-------- Data extract

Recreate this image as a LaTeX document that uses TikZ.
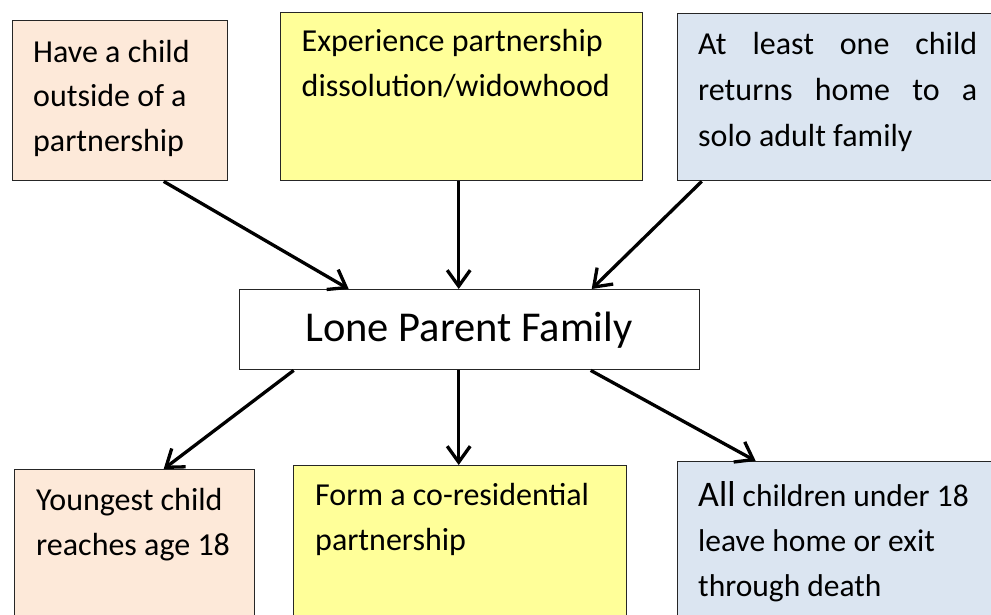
\documentclass[tikz,border=0pt]{standalone}
\usepackage{fontspec}
\setmainfont{Carlito}
\usetikzlibrary{arrows.meta}
\definecolor{peach}{HTML}{FDE9D9}
\definecolor{pyellow}{HTML}{FFFF99}
\definecolor{pblue}{HTML}{DBE5F1}
\tikzset{
  box/.style={draw=black!85, line width=1.4pt, rectangle, inner sep=0pt, anchor=north west},
  txt/.style={anchor=base west, inner sep=0pt, align=left, font=\fontsize{32}{44.5}\selectfont},
  arr/.style={line width=3.3pt, -{Straight Barb[length=16pt,width=23pt,line width=3.3pt]}}
}
\begin{document}
\begin{tikzpicture}[x=1pt,y=-1pt]
\useasboundingbox (0,0) rectangle (991,614);
\clip (0,0) rectangle (991,614);
% boxes
\node[box, fill=peach, minimum width=215pt, minimum height=160pt] (b1) at (12,20) {};
\node[box, fill=pyellow, minimum width=362pt, minimum height=168pt] (b2) at (280,12) {};
\node[box, fill=pblue, minimum width=323pt, minimum height=167pt] (b3) at (677,13) {};
\node[box, fill=white, minimum width=460pt, minimum height=80pt] (c) at (239,289) {};
\node[box, fill=peach, minimum width=240pt, minimum height=180pt] (b5) at (14,469) {};
\node[box, fill=pyellow, minimum width=333pt, minimum height=180pt] (b6) at (293,465) {};
\node[box, fill=pblue, minimum width=323pt, minimum height=180pt] (b7) at (677,461) {};
% texts (anchored at the baseline of their last line)
\node[txt] (t1) at (33,151) {Have a child\\outside of a\\partnership};
\node[txt] (t2) at (301.5,96) {Experience partnership\\dissolution/widowhood};
\node[txt, font=\fontsize{32}{46}\selectfont] (t3) at (698,146.7) {\hbox to 279pt{At\hfill least\hfill one\hfill child}\\\hbox to 279pt{returns\hfill home\hfill to\hfill a}\\solo adult family};
\node[anchor=base, inner sep=0pt, font=\fontsize{42.5}{50}\selectfont] (tc) at (469,341.7) {Lone Parent Family};
\node[txt] (t5) at (36,555) {Youngest child\\reaches age 18};
\node[txt] (t6) at (315,550) {Form a co-residential\\partnership};
\node[txt, font=\fontsize{31.5}{45}\selectfont] (t7) at (698,596.7) {{\fontsize{36}{45}\selectfont All} children under 18\\leave home or exit\\through death};
% arrows
\draw[arr] ([xshift=43.5pt]b1.south) -- ([xshift=-121pt]c.north);
\draw[arr] ([xshift=-3pt]b2.south) -- ([xshift=-11pt]c.north);
\draw[arr] ([xshift=-137.5pt]b3.south) -- ([xshift=122pt]c.north);
\draw[arr] ([xshift=-176pt]c.south) -- ([xshift=29pt]b5.north);
\draw[arr] ([xshift=-11pt]c.south) -- ([xshift=-1.5pt]b6.north);
\draw[arr] ([xshift=121pt]c.south) -- ([xshift=-83.5pt]b7.north);
\end{tikzpicture}
\end{document}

----------------

Exercise: Copy each line exactly, and leave the pictures out of your copy.

Written response:
Recreate this image as a LaTeX document that uses TikZ.
\documentclass[tikz,border=0pt]{standalone}
\usepackage{fontspec}
\setmainfont{Carlito}
\usetikzlibrary{arrows.meta}
\definecolor{peach}{HTML}{FDE9D9}
\definecolor{pyellow}{HTML}{FFFF99}
\definecolor{pblue}{HTML}{DBE5F1}
\tikzset{
  box/.style={draw=black!85, line width=1.4pt, rectangle, inner sep=0pt, anchor=north west},
  txt/.style={anchor=base west, inner sep=0pt, align=left, font=\fontsize{32}{44.5}\selectfont},
  arr/.style={line width=3.3pt, -{Straight Barb[length=16pt,width=23pt,line width=3.3pt]}}
}
\begin{document}
\begin{tikzpicture}[x=1pt,y=-1pt]
\useasboundingbox (0,0) rectangle (991,614);
\clip (0,0) rectangle (991,614);
% boxes
\node[box, fill=peach, minimum width=215pt, minimum height=160pt] (b1) at (12,20) {};
\node[box, fill=pyellow, minimum width=362pt, minimum height=168pt] (b2) at (280,12) {};
\node[box, fill=pblue, minimum width=323pt, minimum height=167pt] (b3) at (677,13) {};
\node[box, fill=white, minimum width=460pt, minimum height=80pt] (c) at (239,289) {};
\node[box, fill=peach, minimum width=240pt, minimum height=180pt] (b5) at (14,469) {};
\node[box, fill=pyellow, minimum width=333pt, minimum height=180pt] (b6) at (293,465) {};
\node[box, fill=pblue, minimum width=323pt, minimum height=180pt] (b7) at (677,461) {};
% texts (anchored at the baseline of their last line)
\node[txt] (t1) at (33,151) {Have a child\\outside of a\\partnership};
\node[txt] (t2) at (301.5,96) {Experience partnership\\dissolution/widowhood};
\node[txt, font=\fontsize{32}{46}\selectfont] (t3) at (698,146.7) {\hbox to 279pt{At\hfill least\hfill one\hfill child}\\\hbox to 279pt{returns\hfill home\hfill to\hfill a}\\solo adult family};
\node[anchor=base, inner sep=0pt, font=\fontsize{42.5}{50}\selectfont] (tc) at (469,341.7) {Lone Parent Family};
\node[txt] (t5) at (36,555) {Youngest child\\reaches age 18};
\node[txt] (t6) at (315,550) {Form a co-residential\\partnership};
\node[txt, font=\fontsize{31.5}{45}\selectfont] (t7) at (698,596.7) {{\fontsize{36}{45}\selectfont All} children under 18\\leave home or exit\\through death};
% arrows
\draw[arr] ([xshift=43.5pt]b1.south) -- ([xshift=-121pt]c.north);
\draw[arr] ([xshift=-3pt]b2.south) -- ([xshift=-11pt]c.north);
\draw[arr] ([xshift=-137.5pt]b3.south) -- ([xshift=122pt]c.north);
\draw[arr] ([xshift=-176pt]c.south) -- ([xshift=29pt]b5.north);
\draw[arr] ([xshift=-11pt]c.south) -- ([xshift=-1.5pt]b6.north);
\draw[arr] ([xshift=121pt]c.south) -- ([xshift=-83.5pt]b7.north);
\end{tikzpicture}
\end{document}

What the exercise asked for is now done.